Thomas Jefferson was worried. The year was 1784, and he was in Europe to negotiate trade agreements on behalf of the newly independent United States. But the republic had a problem with its image. So Jefferson decided to set the record straight with an article in Europe's leading newspaper, the French-language Gazette of Leiden. "America," he wrote, characterizing the prevailing view, "is a scene of ... riot and anarchy." According to European newspapers, Congress was weak, the states were in turmoil, and people were fleeing to Canada. None of this was true, Jefferson assured the Gazette's readers. The trouble was that printers on the continent had "not yet got into the habit of taking the American newspapers. Whatever they retail ... on the subject of America, they take from the English." And the English view was not flattering.
Today, as the Arab Spring roils the Middle East, mixing hopes for reform with fears of betrayal, it is worth remembering that we have been here before. More than 200 years ago, the American Revolution captured the world's attention much as events in Egypt, Libya, and Syria have over the past year. Then as now, most of what people knew about foreign events came from the media. In Jefferson's day, the leading outlets were pamphlets, journals, and newspapers, not the electronic venues that currently predominate. Yet the effect was the same: Some of the information was accurate, while a good deal was not. Either way, Britain was the chief international source for news about America, and British writers had a lot to say.
Because the British press was the freest in the world at the time, opinion on the revolution was hardly uniform. For people on the margins of British politics -- manufacturers in cities that were not represented in Parliament, humble men and women who shouldered much of the war's fiscal burden without having a say in its conduct, and religious dissenters of all descriptions -- the American Revolution was an event to be celebrated: a "new order for the ages," in the words of the motto that Congress adopted for the United States, and an example to be followed. Although outright support was limited, several of England's most popular newspapers expressed sympathy for what the Westminster Chronicle called their "brethren" in America. George Washington, in particular, was widely admired, with even hostile papers depicting the general as "a man of sense and great integrity," in the words of Edinburgh's Scots Magazine. Americans, wrote Thomas Pownall, a former British governor of Massachusetts and friend of Benjamin Franklin, in a widely read pamphlet from 1783, were the New World's "chosen people."
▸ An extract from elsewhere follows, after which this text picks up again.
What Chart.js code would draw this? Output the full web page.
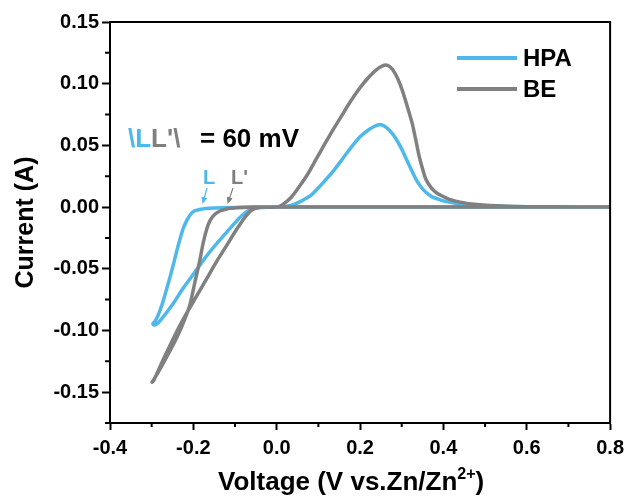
<!DOCTYPE html>
<html>
<head>
<meta charset="utf-8">
<script src="https://cdn.jsdelivr.net/npm/chart.js@4.4.1/dist/chart.umd.min.js"></script>
<style>
  body { margin: 0; background: #fff; }
  #wrap { width: 630px; height: 499px; }
</style>
</head>
<body>
<div id="wrap"><canvas id="cvChart" width="630" height="499"></canvas></div>
<script>
// HPA curve (voltage, current)
var hpaV = [0.8, 0.6, 0.4, 0.2, 0.0, -0.1, -0.15, -0.17, -0.185, -0.197, -0.207, -0.216, -0.225, -0.237, -0.249, -0.262, -0.275, -0.285, -0.292, -0.297,
  -0.295, -0.288, -0.278, -0.25, -0.225, -0.2, -0.168, -0.14, -0.113, -0.09, -0.075, -0.065, -0.055, -0.04, 0.0,
  0.02, 0.04, 0.06, 0.08, 0.1, 0.12, 0.14, 0.16, 0.18, 0.2, 0.22, 0.235, 0.245, 0.255, 0.265, 0.275, 0.287, 0.3, 0.311, 0.322, 0.334, 0.346, 0.358, 0.372, 0.389, 0.41, 0.45, 0.5, 0.6, 0.8];
var hpaI = [0, 0, 0, 0, 0, -0.0004, -0.0008, -0.0012, -0.002, -0.003, -0.006, -0.011, -0.018, -0.032, -0.048, -0.064, -0.079, -0.088, -0.0925, -0.0945,
  -0.0955, -0.0948, -0.0915, -0.079, -0.066, -0.0545, -0.0395, -0.028, -0.0177, -0.009, -0.0045, -0.0024, -0.001, -0.0003, 0,
  0.0005, 0.002, 0.005, 0.009, 0.0155, 0.023, 0.031, 0.040, 0.049, 0.057, 0.0625, 0.0655, 0.0668, 0.0662, 0.064, 0.0605, 0.055, 0.047, 0.039, 0.031, 0.0226, 0.0165, 0.012, 0.0085, 0.0063, 0.0042, 0.0022, 0.001, 0.0003, 0];

// BE curve (voltage, current)
var beV = [0.8, 0.6, 0.4, 0.2, 0.0, -0.05, -0.09, -0.11, -0.12, -0.135, -0.149, -0.16, -0.168, -0.177, -0.185, -0.197, -0.209, -0.228, -0.249, -0.273, -0.296, -0.299,
  -0.295, -0.27, -0.24, -0.216, -0.192, -0.168, -0.144, -0.12, -0.096, -0.08, -0.068, -0.058, -0.045, -0.03, 0.0,
  0.014, 0.035, 0.055, 0.075, 0.095, 0.115, 0.135, 0.155, 0.175, 0.195, 0.215, 0.232, 0.246, 0.258, 0.268, 0.278, 0.29, 0.301, 0.313, 0.325, 0.334, 0.342, 0.35, 0.358, 0.37, 0.382, 0.397, 0.413, 0.44, 0.48, 0.55, 0.65, 0.8];
var beI = [0, 0, 0, 0, 0, 0, -0.0003, -0.001, -0.0015, -0.003, -0.006, -0.011, -0.018, -0.030, -0.044, -0.062, -0.080, -0.097, -0.112, -0.127, -0.1405, -0.142,
  -0.1405, -0.122, -0.101, -0.086, -0.072, -0.058, -0.044, -0.031, -0.018, -0.010, -0.005, -0.002, -0.0005, 0, 0,
  0.002, 0.008, 0.017, 0.027, 0.039, 0.051, 0.0625, 0.0735, 0.0845, 0.0945, 0.103, 0.109, 0.113, 0.115, 0.1145, 0.1115, 0.1045, 0.095, 0.082, 0.068, 0.054, 0.041, 0.031, 0.0226, 0.016, 0.012, 0.009, 0.0065, 0.004, 0.002, 0.0007, 0.0002, 0];

var xTicks = [-0.4, -0.2, 0.0, 0.2, 0.4, 0.6, 0.8];
var xMinor = [-0.3, -0.1, 0.1, 0.3, 0.5, 0.7];
var yTicks = [-0.15, -0.10, -0.05, 0.00, 0.05, 0.10, 0.15];
var yMinor = [-0.175, -0.125, -0.075, -0.025, 0.025, 0.075, 0.125];

var BLUE = '#4fb8eb';
var GRAY = '#808080';
var FONT = "'Liberation Sans', Arial, sans-serif";

function toPoints(xs, ys) {
  var pts = [];
  for (var i = 0; i < xs.length; i++) pts.push({ x: xs[i], y: ys[i] });
  return pts;
}

function arrow(ctx, x1, y1, x2, y2, color) {
  var a = Math.atan2(y2 - y1, x2 - x1);
  ctx.strokeStyle = color;
  ctx.fillStyle = color;
  ctx.lineWidth = 1.2;
  ctx.beginPath();
  ctx.moveTo(x1, y1);
  ctx.lineTo(x2 - 5 * Math.cos(a), y2 - 5 * Math.sin(a));
  ctx.stroke();
  ctx.beginPath();
  ctx.moveTo(x2, y2);
  ctx.lineTo(x2 - 7 * Math.cos(a) + 3 * Math.sin(a), y2 - 7 * Math.sin(a) - 3 * Math.cos(a));
  ctx.lineTo(x2 - 7 * Math.cos(a) - 3 * Math.sin(a), y2 - 7 * Math.sin(a) + 3 * Math.cos(a));
  ctx.closePath();
  ctx.fill();
}

var extras = {
  id: 'extras',
  afterDraw: function (chart) {
    var ctx = chart.ctx;
    var a = chart.chartArea;
    var xs = chart.scales.x, ys = chart.scales.y;
    ctx.save();

    // frame top / right
    ctx.strokeStyle = '#000';
    ctx.lineWidth = 2;
    ctx.beginPath();
    ctx.moveTo(a.left, a.top);
    ctx.lineTo(a.right, a.top);
    ctx.lineTo(a.right, a.bottom);
    ctx.stroke();

    // minor ticks
    ctx.beginPath();
    xMinor.forEach(function (v) {
      var px = xs.getPixelForValue(v);
      ctx.moveTo(px, a.bottom);
      ctx.lineTo(px, a.bottom + 4);
    });
    yMinor.forEach(function (v) {
      var py = ys.getPixelForValue(v);
      ctx.moveTo(a.left, py);
      ctx.lineTo(a.left - 5, py);
    });
    ctx.stroke();

    // x axis title with superscript
    ctx.fillStyle = '#000';
    ctx.textBaseline = 'alphabetic';
    var t1 = 'Voltage (V vs.Zn/Zn';
    var sup = '2+';
    var t2 = ')';
    ctx.font = 'bold 26px ' + FONT;
    var w1 = ctx.measureText(t1).width;
    ctx.font = 'bold 16px ' + FONT;
    var w2 = ctx.measureText(sup).width;
    var x0 = 218;
    var base = 490;
    ctx.font = 'bold 26px ' + FONT;
    ctx.fillText(t1, x0, base);
    ctx.font = 'bold 16px ' + FONT;
    ctx.fillText(sup, x0 + w1, base - 11);
    ctx.font = 'bold 26px ' + FONT;
    ctx.fillText(t2, x0 + w1 + w2, base);

    // legend
    ctx.lineWidth = 4;
    ctx.strokeStyle = BLUE;
    ctx.beginPath(); ctx.moveTo(457, 58); ctx.lineTo(517, 58); ctx.stroke();
    ctx.strokeStyle = GRAY;
    ctx.beginPath(); ctx.moveTo(457, 89); ctx.lineTo(517, 89); ctx.stroke();
    ctx.fillStyle = '#000';
    ctx.textBaseline = 'middle';
    ctx.font = 'bold 24px ' + FONT;
    ctx.fillText('HPA', 523, 59);
    ctx.fillText('BE', 523, 90);

    // annotation text
    ctx.textBaseline = 'alphabetic';
    ctx.font = 'bold 26px ' + FONT;
    var s1 = '\\L', s2 = "L'\\";
    ctx.fillStyle = BLUE;
    ctx.fillText(s1, 128, 147);
    var ws1 = ctx.measureText(s1).width;
    ctx.fillStyle = GRAY;
    ctx.fillText(s2, 128 + ws1, 147);
    ctx.fillStyle = '#000';
    ctx.fillText('= 60 mV', 200, 147);

    ctx.font = 'bold 20px ' + FONT;
    ctx.fillStyle = BLUE;
    ctx.fillText('L', 203, 184);
    ctx.fillStyle = GRAY;
    ctx.fillText("L'", 231, 184);

    var y0 = ys.getPixelForValue(0);
    arrow(ctx, 207, 188, xs.getPixelForValue(-0.178), y0 - 3, BLUE);
    arrow(ctx, 233, 188, xs.getPixelForValue(-0.118), y0 - 3, GRAY);

    ctx.restore();
  }
};

var ctx = document.getElementById('cvChart');
var chart = new Chart(ctx, {
  type: 'scatter',
  data: {
    datasets: [
      { label: 'BE', data: toPoints(beV, beI), showLine: true, borderColor: GRAY, borderWidth: 3.5, pointRadius: 0, tension: 0.25, order: 0 },
      { label: 'HPA', data: toPoints(hpaV, hpaI), showLine: true, borderColor: BLUE, borderWidth: 3.5, pointRadius: 0, tension: 0.25, order: 1 }
    ]
  },
  options: {
    responsive: false,
    animation: false,
    layout: { padding: { top: 22, right: 18, left: 0, bottom: 0 } },
    plugins: { legend: { display: false }, tooltip: { enabled: false } },
    scales: {
      x: {
        type: 'linear', min: -0.4, max: 0.8,
        afterBuildTicks: function (s) { s.ticks = xTicks.map(function (v) { return { value: v }; }); },
        afterFit: function (s) { s.height = 76; },
        ticks: { color: '#000', font: { family: FONT, size: 20, weight: 'bold' }, padding: 6, maxRotation: 0,
          callback: function (v) { return Number(v).toFixed(1); } },
        grid: { drawOnChartArea: false, drawTicks: true, tickLength: 7, tickWidth: 2, tickColor: '#000' },
        border: { color: '#000', width: 2 }
      },
      y: {
        type: 'linear', min: -0.175, max: 0.15,
        afterBuildTicks: function (s) { s.ticks = yTicks.map(function (v) { return { value: v }; }); },
        afterFit: function (s) { s.width = 110; },
        ticks: { color: '#000', font: { family: FONT, size: 20, weight: 'bold' }, padding: 3,
          callback: function (v) { return Number(v).toFixed(2); } },
        grid: { drawOnChartArea: false, drawTicks: true, tickLength: 8, tickWidth: 2, tickColor: '#000' },
        border: { color: '#000', width: 2 },
        title: { display: true, text: 'Current (A)', color: '#000', font: { family: FONT, size: 25, weight: 'bold' }, padding: { top: 11, bottom: 0 } }
      }
    }
  },
  plugins: [extras]
});
</script>
</body>
</html>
But many Britons took a different view of the United States, and they found a receptive audience among readers of newspapers that supported the British government. As with the Arab Spring today, the British felt threatened by the American Revolution in part because their own country had done so well under the order that the revolution sought to topple. Writing in 1776, the author of an English pamphlet warned that the loss of America would dismember Britain's empire by "inclosing [sic] us within the confined seas of England, Ireland, and Scotland." Mindful that Congress was seeking allies in Europe, others worried that Britain's rivals, especially France and Spain, would use the Revolutionary War to expand their empires at Britain's expense, and there were fears that George III's colonies in Canada and the West Indies might someday follow the Americans' example. Whether America's bid for independence succeeded or failed, Britain stood to lose a great deal from the attempt.
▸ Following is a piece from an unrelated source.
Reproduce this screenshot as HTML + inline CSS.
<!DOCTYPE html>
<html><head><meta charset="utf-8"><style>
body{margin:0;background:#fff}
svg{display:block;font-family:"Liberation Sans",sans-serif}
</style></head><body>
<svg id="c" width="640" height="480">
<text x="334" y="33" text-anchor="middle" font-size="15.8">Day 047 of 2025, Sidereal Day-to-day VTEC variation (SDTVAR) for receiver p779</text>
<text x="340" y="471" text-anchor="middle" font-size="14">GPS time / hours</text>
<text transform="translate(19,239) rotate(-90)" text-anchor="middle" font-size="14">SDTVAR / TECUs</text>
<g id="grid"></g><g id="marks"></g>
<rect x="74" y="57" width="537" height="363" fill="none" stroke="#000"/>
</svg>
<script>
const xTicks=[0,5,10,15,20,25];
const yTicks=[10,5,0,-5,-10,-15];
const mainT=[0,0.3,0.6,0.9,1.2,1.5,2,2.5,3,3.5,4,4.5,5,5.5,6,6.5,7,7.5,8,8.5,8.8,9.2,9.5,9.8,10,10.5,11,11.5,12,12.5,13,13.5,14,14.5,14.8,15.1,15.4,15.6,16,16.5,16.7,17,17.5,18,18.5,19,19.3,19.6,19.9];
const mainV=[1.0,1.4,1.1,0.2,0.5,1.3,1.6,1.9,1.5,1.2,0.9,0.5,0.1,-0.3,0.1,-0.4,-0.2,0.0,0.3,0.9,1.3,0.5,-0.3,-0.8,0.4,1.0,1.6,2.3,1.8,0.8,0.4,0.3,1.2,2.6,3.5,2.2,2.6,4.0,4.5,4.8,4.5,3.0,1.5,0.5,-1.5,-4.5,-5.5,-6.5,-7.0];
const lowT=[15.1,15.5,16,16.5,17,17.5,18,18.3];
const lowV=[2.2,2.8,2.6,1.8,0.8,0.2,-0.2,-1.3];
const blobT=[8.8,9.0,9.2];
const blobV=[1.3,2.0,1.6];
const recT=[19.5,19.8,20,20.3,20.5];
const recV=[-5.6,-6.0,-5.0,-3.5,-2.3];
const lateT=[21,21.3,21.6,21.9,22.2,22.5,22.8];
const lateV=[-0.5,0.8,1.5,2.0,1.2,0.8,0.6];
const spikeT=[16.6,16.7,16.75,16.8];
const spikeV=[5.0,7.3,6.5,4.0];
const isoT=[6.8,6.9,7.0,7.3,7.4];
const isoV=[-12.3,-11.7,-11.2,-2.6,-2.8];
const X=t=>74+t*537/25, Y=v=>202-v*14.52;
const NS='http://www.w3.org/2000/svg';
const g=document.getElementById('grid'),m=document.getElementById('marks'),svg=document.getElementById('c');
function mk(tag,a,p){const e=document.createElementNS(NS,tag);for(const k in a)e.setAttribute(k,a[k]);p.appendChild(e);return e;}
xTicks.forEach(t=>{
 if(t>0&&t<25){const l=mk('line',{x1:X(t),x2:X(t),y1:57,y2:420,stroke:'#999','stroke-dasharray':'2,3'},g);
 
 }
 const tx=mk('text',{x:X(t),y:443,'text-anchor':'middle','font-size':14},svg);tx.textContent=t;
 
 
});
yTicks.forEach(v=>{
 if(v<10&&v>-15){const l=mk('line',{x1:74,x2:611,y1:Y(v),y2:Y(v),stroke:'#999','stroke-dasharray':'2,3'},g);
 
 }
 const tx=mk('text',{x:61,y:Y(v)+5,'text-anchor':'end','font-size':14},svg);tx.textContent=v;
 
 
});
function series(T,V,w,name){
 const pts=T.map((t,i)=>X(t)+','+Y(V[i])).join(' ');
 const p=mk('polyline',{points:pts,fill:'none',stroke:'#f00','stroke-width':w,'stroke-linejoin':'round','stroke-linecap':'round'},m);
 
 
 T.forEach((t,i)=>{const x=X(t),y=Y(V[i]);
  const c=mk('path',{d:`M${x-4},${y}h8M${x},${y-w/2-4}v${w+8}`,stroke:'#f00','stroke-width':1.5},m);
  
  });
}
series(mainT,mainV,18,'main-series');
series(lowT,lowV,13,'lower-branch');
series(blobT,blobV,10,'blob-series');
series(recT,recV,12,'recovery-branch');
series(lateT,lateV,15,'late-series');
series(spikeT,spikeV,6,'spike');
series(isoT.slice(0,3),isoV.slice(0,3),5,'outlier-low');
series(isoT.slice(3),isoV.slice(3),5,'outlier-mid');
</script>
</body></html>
In an echo of worries about the fate of minority groups in the Middle East today, the United States also encountered scathing criticism because of Americans' treatment of blacks and Native Americans. In Taxation No Tyranny, published in 1774, Samuel Johnson, the compiler of the first modern English dictionary and an influential British writer, set the tone, asking readers how it was "that we hear the loudest yelps for liberty among the drivers of negroes." During the Revolutionary War, some of the most militarily powerful Native American nations in North America heeded the danger to their own interests and sided with Britain. Equally threatening to slaveholders like Jefferson, enslaved African Americans in Virginia and the Carolinas, emboldened by British promises of freedom, fled by the tens of thousands to take up arms in the king's forces. When the British evacuated New York in 1783, they took more than 3,000 with them. One, a Virginia freedman named Harry Washington, eventually settled in the African colony of Sierra Leone, where he built a plantation that he named Mount Vernon in honor of his former master.
According to most British writers, though, the biggest uncertainty of all was whether the United States -- a nation founded in the "criminal enterprise" of rebellion, as the English historian Edward Gibbon wrote in 1780 -- would ever be a worthy treaty partner for Britain and the other nations of Europe. In the Declaration of Independence, Jefferson promised that the former colonies would be good international citizens, yet the United States often seemed more like an international rogue. In the British press, two issues in particular stood out in this regard: the money that Americans had borrowed from British merchants before the revolution, and the property that state governments seized from Loyalist exiles after independence. To this day, estimates vary as to the sums involved. In Virginia alone, the prerevolutionary debt to British creditors was said to exceed £2 million, while the number of Loyalists who lost property and left the United States was at least 60,000 men, women, and children, and possibly more. Whatever the true figure, Congress lacked the authority under the Articles of Confederation, which served as the first federal constitution, to compensate the war's British victims, and the states refused to do so.